McCain: Yes, I think holding their nose they’re going to have to take him.

Scully: Can you explain?

McCain: Well, everything they’ve done and said. … Now I’m really popping off, but he worked like a dog to get Bush re-elected. …He’s backed Bush in everything except Rumsfeld. Have you heard other senators and congressmen backing Bush over eight years? Find me it–give me a name.
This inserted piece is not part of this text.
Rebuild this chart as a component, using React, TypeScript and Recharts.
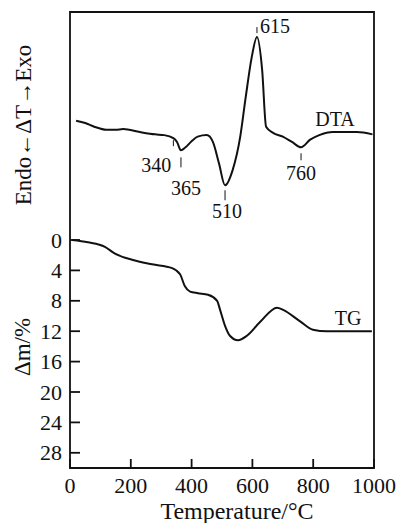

I’ve not seen any public recognition of the work that he’s done for the Republican party.


Mitt's stock is going up!
 
I am watching the GOP Florida debate on MSNBC


and Giuliani is sucking big time


Mitt is pretty damn smooth
and making points on his economic back ground


McCain just seems to be treading water
 
deep said:
I am watching the GOP Florida debate on MSNBC


and Giuliani is sucking big time


Mitt is pretty damn smooth
and making points on his economic back ground


McCain just seems to be treading water

mitt had a good night.

dbs
 
Re:the darker mood among voters.

Americans, in general, seem quite jaded these days. I notice it mostly in kids (I see a huge difference between the kids I teach out here and the American kids I encounter during my summer visits to the Mainland), but it appears to be true of many adults as well.

That jaded cynicism will have an effect on the election, and I fear it won't be a good one.